Antes desses anúncios recentes de novas tarifas, Powell havia indicado que os riscos de inflação poderiam levar mais tempo para se materializar e poderiam se mostrar menos severos do que se temia inicialmente, num indicativo de que o início dos cortes de juros se aproximava.
O presidente do Fed de Chicago, Austan Goolsbee, resumiu na semana passada a dúvida que paira no mercado, ao afirmar que as constantes ameaças tarifárias dificultam a compreensão da trajetória da inflação: "Quanto mais adicionamos elementos à equação que dificultam a compreensão — 'os preços vão subir ou não?' — mais isso joga poeira no ar", advertiu.
Neste sentido, com a inflação subindo e Trump voltando a usar seu porrete tarifário contra aliados comerciais de peso, os números de junho simplesmente tornam os dados de julho e agosto ainda mais importantes para serem observados.
Essa avaliação abre espaço para o Fed cortar as taxas apenas em setembro, caso o mercado de trabalho continue enfraquecendo ou se os dados de inflação forem melhores do que o temido.
A economia dos EUA se manteve relativamente bem em junho, apesar das tensões comerciais. Os empregadores americanos criaram 147 mil empregos no mês passado, surpreendendo economistas que previam um número menor. Mas muitos desses novos empregos foram nos governos estaduais e locais. As contratações por empregadores privados caíram para o nível mais baixo em oito meses.
Em outra frente, economistas do Goldman Sachs estimam que os consumidores americanos acabarão pagando 70% dos custos diretos das tarifas.

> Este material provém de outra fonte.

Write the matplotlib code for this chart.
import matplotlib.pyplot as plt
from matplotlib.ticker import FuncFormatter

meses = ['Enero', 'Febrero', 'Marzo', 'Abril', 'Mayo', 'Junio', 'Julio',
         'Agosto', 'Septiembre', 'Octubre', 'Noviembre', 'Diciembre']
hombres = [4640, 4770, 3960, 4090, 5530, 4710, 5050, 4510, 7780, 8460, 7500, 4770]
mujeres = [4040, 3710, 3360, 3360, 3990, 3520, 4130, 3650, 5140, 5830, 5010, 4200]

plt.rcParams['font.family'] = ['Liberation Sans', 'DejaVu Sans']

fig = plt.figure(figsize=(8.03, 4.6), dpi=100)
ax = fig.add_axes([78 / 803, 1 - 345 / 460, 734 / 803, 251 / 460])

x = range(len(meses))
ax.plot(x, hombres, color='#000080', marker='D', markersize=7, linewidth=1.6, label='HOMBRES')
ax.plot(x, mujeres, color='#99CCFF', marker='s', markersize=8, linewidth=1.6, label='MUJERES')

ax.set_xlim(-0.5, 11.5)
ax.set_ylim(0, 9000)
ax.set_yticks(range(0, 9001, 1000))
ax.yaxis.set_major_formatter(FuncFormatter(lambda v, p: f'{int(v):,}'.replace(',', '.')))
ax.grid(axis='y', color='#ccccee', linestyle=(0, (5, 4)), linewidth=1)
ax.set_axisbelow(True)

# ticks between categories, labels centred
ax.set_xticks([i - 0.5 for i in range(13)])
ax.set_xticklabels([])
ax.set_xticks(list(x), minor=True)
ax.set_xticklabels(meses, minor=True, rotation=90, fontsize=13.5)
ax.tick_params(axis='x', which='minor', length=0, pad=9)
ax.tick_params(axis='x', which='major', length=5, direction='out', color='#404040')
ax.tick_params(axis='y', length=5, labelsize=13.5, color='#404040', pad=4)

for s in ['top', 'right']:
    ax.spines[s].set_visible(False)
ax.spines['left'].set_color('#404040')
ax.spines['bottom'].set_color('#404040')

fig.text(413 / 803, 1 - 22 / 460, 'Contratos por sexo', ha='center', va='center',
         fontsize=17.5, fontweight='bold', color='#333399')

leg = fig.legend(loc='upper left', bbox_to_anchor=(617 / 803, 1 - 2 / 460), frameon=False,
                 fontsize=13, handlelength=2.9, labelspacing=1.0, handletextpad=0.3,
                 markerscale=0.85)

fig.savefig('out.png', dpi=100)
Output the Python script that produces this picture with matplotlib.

O Walmart afirmou em maio que seria forçado a aumentar os preços em resposta às tarifas. A marca de roupas Ralph Lauren também afirmou que estava considerando aumentos de preços.
Dois cortes à vista
Os traders no mercado futuro aumentaram modestamente suas apostas em cortes nas taxas de juros após a publicação dos dados, mas ainda esperam duas reduções até o final do ano.
Os rendimentos dos títulos do Tesouro de longo prazo, particularmente sensíveis às expectativas de inflação, caíram, enquanto as ações americanas subiram, atingindo brevemente novas máximas históricas. O dólar permaneceu praticamente inalterado.

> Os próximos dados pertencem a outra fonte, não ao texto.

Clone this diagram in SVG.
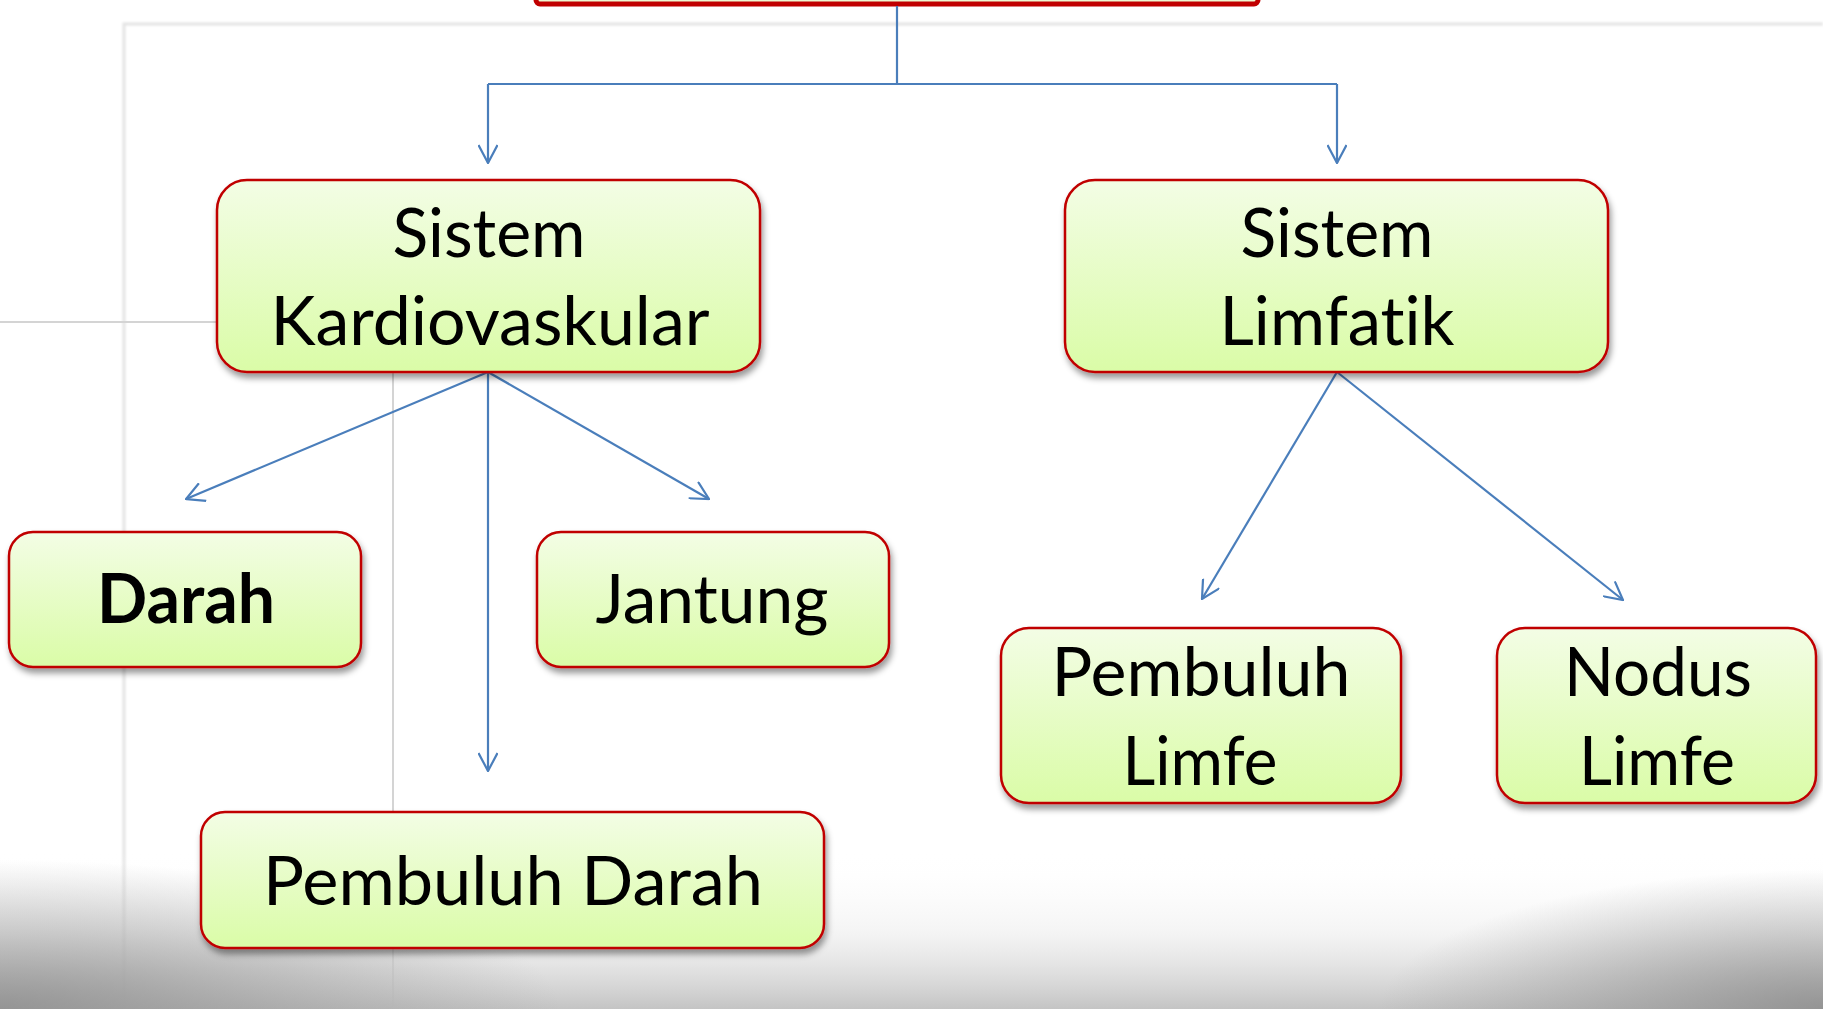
<svg xmlns="http://www.w3.org/2000/svg" width="1823" height="1009" viewBox="0 0 1823 1009">
<defs>
<linearGradient id="boxFill" x1="0" y1="0" x2="0" y2="1">
<stop offset="0" stop-color="#f3fde5"/>
<stop offset="1" stop-color="#dafca7"/>
</linearGradient>
<linearGradient id="bottomFade" x1="0" y1="0" x2="0" y2="1">
<stop offset="0" stop-color="#ffffff" stop-opacity="0"/>
<stop offset="0.5" stop-color="#ebebeb" stop-opacity="0.5"/>
<stop offset="1" stop-color="#c4c4c4" stop-opacity="1"/>
</linearGradient>
<radialGradient id="cornerL" cx="0" cy="1" r="1">
<stop offset="0" stop-color="#8c8c8c" stop-opacity="0.85"/>
<stop offset="1" stop-color="#8c8c8c" stop-opacity="0"/>
</radialGradient>
<radialGradient id="cornerR" cx="1" cy="1" r="1">
<stop offset="0" stop-color="#8c8c8c" stop-opacity="0.85"/>
<stop offset="1" stop-color="#8c8c8c" stop-opacity="0"/>
</radialGradient>
<filter id="shadow" x="-10%" y="-10%" width="120%" height="130%">
<feDropShadow dx="2" dy="5" stdDeviation="3" flood-color="#000" flood-opacity="0.4"/>
</filter>
<filter id="soft" x="-5%" y="-5%" width="110%" height="110%">
<feGaussianBlur stdDeviation="0.8"/>
</filter>
<marker id="arrow" viewBox="0 0 20 20" refX="19" refY="10" markerWidth="20" markerHeight="20" markerUnits="userSpaceOnUse" orient="auto">
<path d="M1,0.5 L19,10 L1,19.5" fill="none" stroke="#4a7ebb" stroke-width="2.2"/>
</marker>
<style>
.box{fill:url(#boxFill);stroke:#c00000;stroke-width:2.5;filter:url(#shadow)}
.lbl{font-family:Lato,"Open Sans","Liberation Sans",sans-serif;font-size:68px;fill:#000;text-anchor:middle;font-variant-ligatures:none;font-feature-settings:"liga" 0,"clig" 0}
.bold{font-weight:bold}
.con{fill:none;stroke:#4a7ebb;stroke-width:2.2}
.frame{stroke:#e4e4e4;stroke-width:3;fill:none}
.grid{stroke:#d4d4d4;stroke-width:2;fill:none}
</style>
</defs>
<rect width="1823" height="1009" fill="#ffffff"/>
<g id="background">
<path class="frame" d="M124,1009 V24 H1823" filter="url(#soft)"/>
<path class="grid" d="M0,322 H393 V1009"/>
<rect x="0" y="850" width="1823" height="159" fill="url(#bottomFade)"/>
<rect x="0" y="860" width="560" height="149" fill="url(#cornerL)"/>
<rect x="1380" y="870" width="443" height="139" fill="url(#cornerR)"/>
</g>
<g id="top-node">
<rect x="536" y="-40" width="722" height="44" rx="4" fill="#eef7d2" stroke="#c00000" stroke-width="5"/>
</g>
<g id="connectors">
<path class="con" d="M897,6 V84" stroke-width="1.6"/>
<path class="con" d="M488,84 H1337"/>
<path class="con" d="M488,84 V163" marker-end="url(#arrow)"/>
<path class="con" d="M1337,84 V163" marker-end="url(#arrow)"/>
<path class="con" d="M488,372 L186,499" marker-end="url(#arrow)"/>
<path class="con" d="M488,372 L709,499" marker-end="url(#arrow)"/>
<path class="con" d="M488,372 V771" marker-end="url(#arrow)"/>
<path class="con" d="M1337,372 L1202,599" marker-end="url(#arrow)"/>
<path class="con" d="M1337,372 L1623,600" marker-end="url(#arrow)"/>
</g>
<g id="node-kardiovaskular">
<rect class="box" x="217" y="180" width="543" height="192" rx="30"/>
<text class="lbl" x="489" y="257" textLength="193" lengthAdjust="spacingAndGlyphs">Sistem</text>
<text class="lbl" x="490" y="345" textLength="439" lengthAdjust="spacingAndGlyphs">Kardiovaskular</text>
</g>
<g id="node-limfatik">
<rect class="box" x="1065" y="180" width="543" height="192" rx="30"/>
<text class="lbl" x="1337" y="257" textLength="193" lengthAdjust="spacingAndGlyphs">Sistem</text>
<text class="lbl" x="1337" y="345" textLength="235" lengthAdjust="spacingAndGlyphs">Limfatik</text>
</g>
<g id="node-darah">
<rect class="box" x="9" y="532" width="352" height="135" rx="24"/>
<text class="lbl bold" x="186" y="623" textLength="178" lengthAdjust="spacingAndGlyphs">Darah</text>
</g>
<g id="node-jantung">
<rect class="box" x="537" y="532" width="352" height="135" rx="24"/>
<text class="lbl" x="712" y="623" textLength="233" lengthAdjust="spacingAndGlyphs">Jantung</text>
</g>
<g id="node-pembuluh-darah">
<rect class="box" x="201" y="812" width="623" height="136" rx="24"/>
<text class="lbl" x="513" y="905" textLength="500" lengthAdjust="spacingAndGlyphs">Pembuluh Darah</text>
</g>
<g id="node-pembuluh-limfe">
<rect class="box" x="1001" y="628" width="400" height="175" rx="28"/>
<text class="lbl" x="1201" y="696" textLength="299" lengthAdjust="spacingAndGlyphs">Pembuluh</text>
<text class="lbl" x="1200" y="785" textLength="155" lengthAdjust="spacingAndGlyphs">Limfe</text>
</g>
<g id="node-nodus-limfe">
<rect class="box" x="1497" y="628" width="319" height="175" rx="28"/>
<text class="lbl" x="1658" y="696" textLength="188" lengthAdjust="spacingAndGlyphs">Nodus</text>
<text class="lbl" x="1657" y="785" textLength="156" lengthAdjust="spacingAndGlyphs">Limfe</text>
</g>
</svg>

“O mercado está aliviado que o número da inflação não tenha sido pior”, resumiu Andy Brenner, chefe de renda fixa internacional da NatAlliance Securities.
Em meio a esse clima de suspense, um enfurecido Trump reagiu ao aumento da inflação com novo ultimato a Powell: "Preços ao consumidor BAIXOS", ele postou em sua rede social Truth. "Baixem a taxa básica de juros, JÁ!!!"

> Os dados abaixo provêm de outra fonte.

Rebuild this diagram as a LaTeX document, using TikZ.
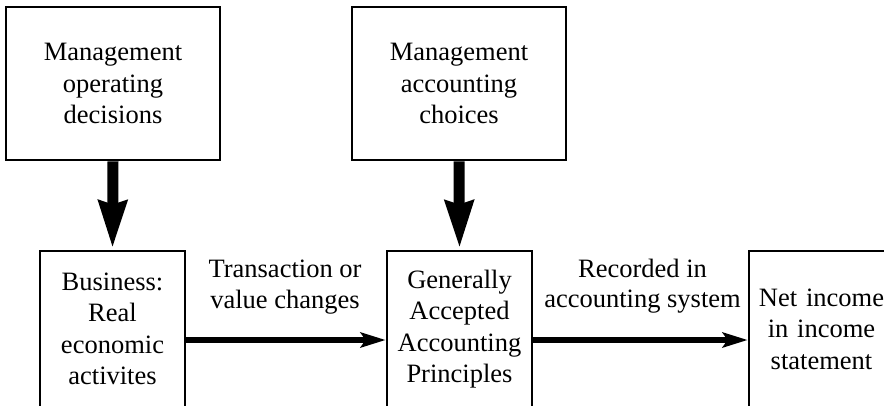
\documentclass[tikz,border=0pt]{standalone}
\usepackage{fontspec}
\setmainfont{Liberation Serif}
\usetikzlibrary{arrows.meta}
\begin{document}
\begin{tikzpicture}[x=1pt,y=-1pt,
  box/.style={draw=black, line width=2.7pt, fill=white, align=center,
    inner sep=0pt, font=\fontsize{26.5}{31.5}\selectfont},
  lbl/.style={align=center, inner sep=0pt, font=\fontsize{26.5}{30.5}\selectfont},
  bigarrow/.style={line width=11pt,
    -{Stealth[length=47pt, width=27pt, inset=3pt]}},
  flowarrow/.style={line width=6pt,
    -{Stealth[length=25pt, width=15pt, inset=5pt]}}]
  \useasboundingbox (0,0) rectangle (884,405);
  \clip (0,0) rectangle (884,405);

  % upper decision boxes
  \node[box, minimum width=214pt, minimum height=153pt] (ops) at (113,83.5)
    {Management\\operating\\decisions};
  \node[box, minimum width=214pt, minimum height=153pt] (acct) at (459,83.5)
    {Management\\accounting\\choices};

  % lower process boxes (run past the lower edge)
  \node[box, minimum width=145pt, minimum height=156pt] (bus) at (112.5,329)
    {Business:\\Real\\economic\\activites};
  \node[box, minimum width=145pt, minimum height=156pt] (gaap) at (459.5,329)
    {Generally\\Accepted\\Accounting\\Principles};
  \node[box, minimum width=145pt, minimum height=156pt, text width=130pt] (net) at (821.5,329)
    {Net income\\in income\\statement};

  % flow labels
  \node[lbl] (trans) at (285,287) {Transaction or\\value changes};
  \node[lbl] (rec) at (642.5,286) {Recorded in\\accounting system};

  % connectors
  \draw[bigarrow] (ops.south) -- ([yshift=1pt]bus.north);
  \draw[bigarrow] (acct.south) -- ([yshift=1pt]gaap.north);
  \draw[flowarrow] (bus.east |- 0,340) -- (gaap.west |- 0,340);
  \draw[flowarrow] (gaap.east |- 0,340) -- (net.west |- 0,340);
\end{tikzpicture}
\end{document}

O presidente americano exige um corte de nada menos do que três pontos percentuais das taxas de juros, que hoje oscilam na banda entre 4,25% a 4,50% ao ano. Esse corte, segundo ele, economizaria "um trilhão de dólares por ano" nos pagamentos da dívida dos EUA.
Trump tem feito uma campanha aberta para afastar o presidente do Fed. Como órgão dispõe de autonomia, que permite a Powell ficar no cargo até maio de 2026, o presidente americano prometeu antecipar a nomeação do sucessor no órgão, para constranger o atual dirigente máximo do Fed.
Na semana passada, Trump alegou uma irregularidade no projeto de reforma milionária da sede do Fed em Washington, iniciada há quatro anos, para tentar demitir Powell “por justa causa”.
A Casa Branca alega que o projeto de renovação do edifício, avaliado em US$ 2,5 bilhões, incluiu mudanças não aprovadas por uma autoridade federal de planejamento urbano. Trump nomeou aliados para esse órgão federal para acelerar a denúncia.
A iniciativa dificilmente vai causar a queda de Powell, mas o objetivo de Trump de querer interferir na autonomia do Fed pode causar um efeito na economia americana ainda mais negativo do que a demora da autoridade monetária em iniciar o corte de juros.